Start of MATERIAL SUPPLIED

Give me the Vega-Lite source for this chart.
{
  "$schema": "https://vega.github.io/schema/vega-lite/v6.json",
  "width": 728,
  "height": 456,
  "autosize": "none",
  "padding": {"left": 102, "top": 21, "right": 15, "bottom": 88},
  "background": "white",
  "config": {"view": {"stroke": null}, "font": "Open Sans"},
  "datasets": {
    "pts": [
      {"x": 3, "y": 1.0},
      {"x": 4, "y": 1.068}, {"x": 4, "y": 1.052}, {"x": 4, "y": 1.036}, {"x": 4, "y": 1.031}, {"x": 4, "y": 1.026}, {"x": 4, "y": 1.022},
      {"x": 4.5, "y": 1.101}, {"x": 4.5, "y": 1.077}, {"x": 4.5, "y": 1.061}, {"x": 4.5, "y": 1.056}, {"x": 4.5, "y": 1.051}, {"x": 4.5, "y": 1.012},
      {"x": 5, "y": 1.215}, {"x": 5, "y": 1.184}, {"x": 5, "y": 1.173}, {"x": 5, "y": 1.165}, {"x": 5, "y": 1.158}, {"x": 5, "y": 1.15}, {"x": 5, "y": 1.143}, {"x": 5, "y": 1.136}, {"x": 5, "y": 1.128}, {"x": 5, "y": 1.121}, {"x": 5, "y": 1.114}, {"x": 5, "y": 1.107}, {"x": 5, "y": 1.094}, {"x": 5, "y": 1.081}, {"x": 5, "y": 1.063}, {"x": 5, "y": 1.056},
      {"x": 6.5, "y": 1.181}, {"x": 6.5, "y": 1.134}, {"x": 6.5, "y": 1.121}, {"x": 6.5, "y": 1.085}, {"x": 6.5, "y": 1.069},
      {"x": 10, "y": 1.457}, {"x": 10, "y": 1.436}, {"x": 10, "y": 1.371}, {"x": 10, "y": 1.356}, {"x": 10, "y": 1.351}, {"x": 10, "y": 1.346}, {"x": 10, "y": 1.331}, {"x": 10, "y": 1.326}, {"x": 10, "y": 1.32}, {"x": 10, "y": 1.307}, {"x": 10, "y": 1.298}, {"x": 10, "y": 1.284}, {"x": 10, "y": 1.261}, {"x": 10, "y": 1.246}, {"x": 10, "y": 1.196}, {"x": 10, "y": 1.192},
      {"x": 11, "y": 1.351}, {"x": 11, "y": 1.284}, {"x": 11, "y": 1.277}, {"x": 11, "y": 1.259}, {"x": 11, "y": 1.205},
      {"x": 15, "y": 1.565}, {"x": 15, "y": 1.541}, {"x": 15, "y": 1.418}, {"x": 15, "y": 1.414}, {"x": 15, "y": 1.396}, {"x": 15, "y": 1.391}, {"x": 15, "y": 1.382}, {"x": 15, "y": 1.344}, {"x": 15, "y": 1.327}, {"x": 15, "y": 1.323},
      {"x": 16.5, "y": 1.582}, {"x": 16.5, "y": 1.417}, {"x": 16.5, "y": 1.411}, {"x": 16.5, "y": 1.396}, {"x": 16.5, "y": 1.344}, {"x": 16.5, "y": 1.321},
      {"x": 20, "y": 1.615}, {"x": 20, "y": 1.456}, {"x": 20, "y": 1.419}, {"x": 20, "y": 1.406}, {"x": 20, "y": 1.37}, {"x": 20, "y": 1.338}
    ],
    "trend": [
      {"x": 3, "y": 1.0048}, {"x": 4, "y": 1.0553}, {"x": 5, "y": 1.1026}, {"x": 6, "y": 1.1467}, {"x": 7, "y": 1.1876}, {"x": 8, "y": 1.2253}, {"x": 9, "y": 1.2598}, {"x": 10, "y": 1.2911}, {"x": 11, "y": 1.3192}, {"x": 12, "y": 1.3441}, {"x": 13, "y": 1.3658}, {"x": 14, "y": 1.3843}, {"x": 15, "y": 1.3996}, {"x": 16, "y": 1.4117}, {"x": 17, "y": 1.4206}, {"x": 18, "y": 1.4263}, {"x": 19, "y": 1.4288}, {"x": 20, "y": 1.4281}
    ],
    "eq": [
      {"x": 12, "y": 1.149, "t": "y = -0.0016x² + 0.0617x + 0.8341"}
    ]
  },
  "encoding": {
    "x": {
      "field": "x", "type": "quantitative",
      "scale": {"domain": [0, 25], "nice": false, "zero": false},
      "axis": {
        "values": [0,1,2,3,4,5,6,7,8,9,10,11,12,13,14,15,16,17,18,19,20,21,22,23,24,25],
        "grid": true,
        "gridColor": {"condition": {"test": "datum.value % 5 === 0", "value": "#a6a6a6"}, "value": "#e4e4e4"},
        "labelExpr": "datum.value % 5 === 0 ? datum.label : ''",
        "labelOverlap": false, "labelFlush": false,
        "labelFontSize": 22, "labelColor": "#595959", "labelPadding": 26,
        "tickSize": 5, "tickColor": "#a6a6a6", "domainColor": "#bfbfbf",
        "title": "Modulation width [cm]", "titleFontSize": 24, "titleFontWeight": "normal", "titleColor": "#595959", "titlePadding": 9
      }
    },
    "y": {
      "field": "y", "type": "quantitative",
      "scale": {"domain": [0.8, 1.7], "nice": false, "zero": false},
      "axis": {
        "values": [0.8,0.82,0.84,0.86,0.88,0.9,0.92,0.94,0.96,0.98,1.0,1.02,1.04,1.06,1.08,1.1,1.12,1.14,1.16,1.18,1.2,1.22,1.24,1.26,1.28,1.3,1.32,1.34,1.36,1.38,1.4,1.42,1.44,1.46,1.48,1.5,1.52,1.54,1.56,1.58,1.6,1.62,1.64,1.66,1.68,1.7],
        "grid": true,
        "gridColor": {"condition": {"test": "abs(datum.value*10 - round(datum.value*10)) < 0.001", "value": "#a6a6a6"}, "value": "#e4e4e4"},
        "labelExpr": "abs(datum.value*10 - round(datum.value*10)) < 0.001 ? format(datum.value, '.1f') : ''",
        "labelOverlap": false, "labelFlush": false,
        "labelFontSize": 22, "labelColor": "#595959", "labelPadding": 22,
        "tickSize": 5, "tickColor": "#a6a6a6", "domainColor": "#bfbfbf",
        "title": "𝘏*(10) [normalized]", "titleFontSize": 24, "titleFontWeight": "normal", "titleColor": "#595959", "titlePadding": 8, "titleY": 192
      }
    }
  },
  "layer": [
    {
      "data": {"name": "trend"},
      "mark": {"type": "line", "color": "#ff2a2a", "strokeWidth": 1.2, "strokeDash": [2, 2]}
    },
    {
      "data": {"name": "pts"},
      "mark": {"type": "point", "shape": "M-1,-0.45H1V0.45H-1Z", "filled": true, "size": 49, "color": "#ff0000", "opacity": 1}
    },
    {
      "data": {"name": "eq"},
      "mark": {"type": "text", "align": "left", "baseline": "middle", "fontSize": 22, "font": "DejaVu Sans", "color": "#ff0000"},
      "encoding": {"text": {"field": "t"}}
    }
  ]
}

End of MATERIAL SUPPLIED
Start of MATERIAL SUPPLIED

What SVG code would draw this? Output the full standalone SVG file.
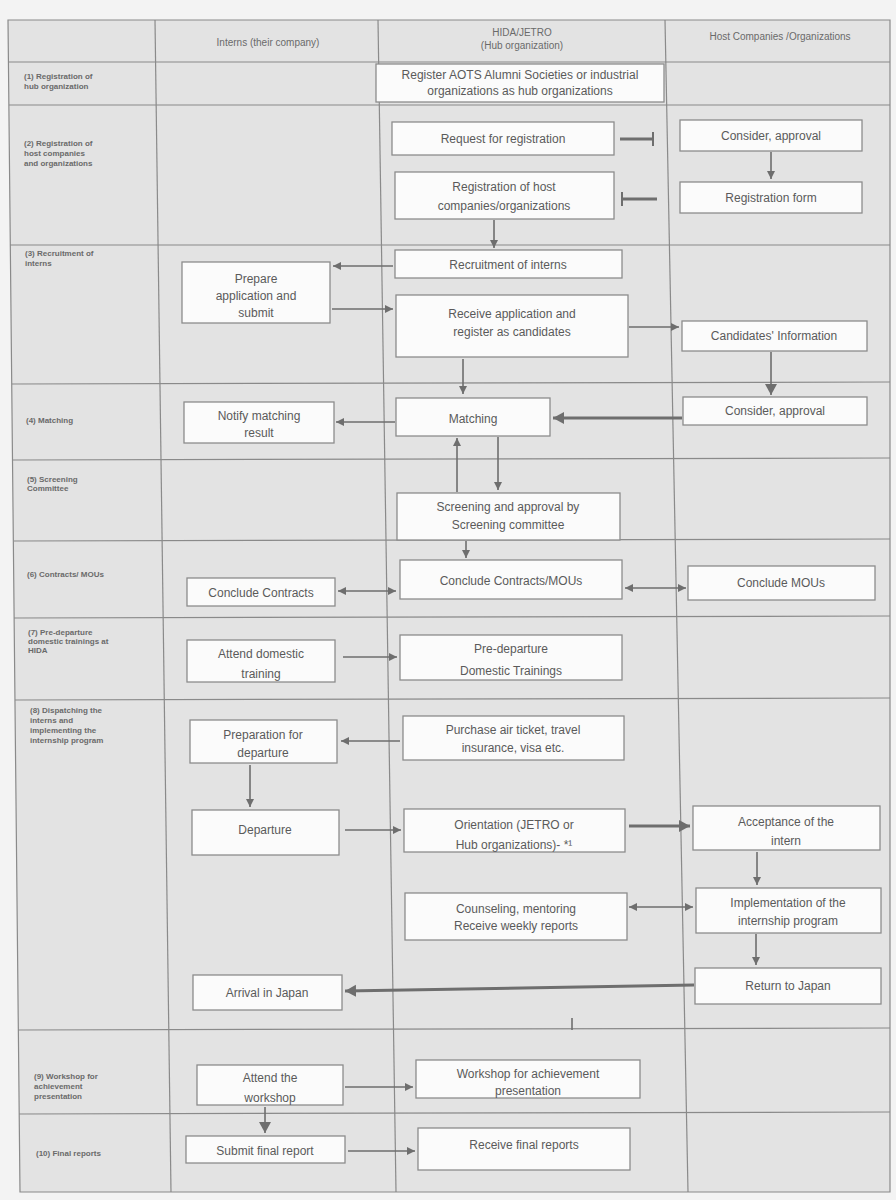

End of MATERIAL SUPPLIED

• **REQUEST**
Pick out the lines above that hold the string "this" and show them.

• **RESULT**
Give me the Vega-Lite source for this chart.
What SVG code would draw this? Output the full standalone SVG file.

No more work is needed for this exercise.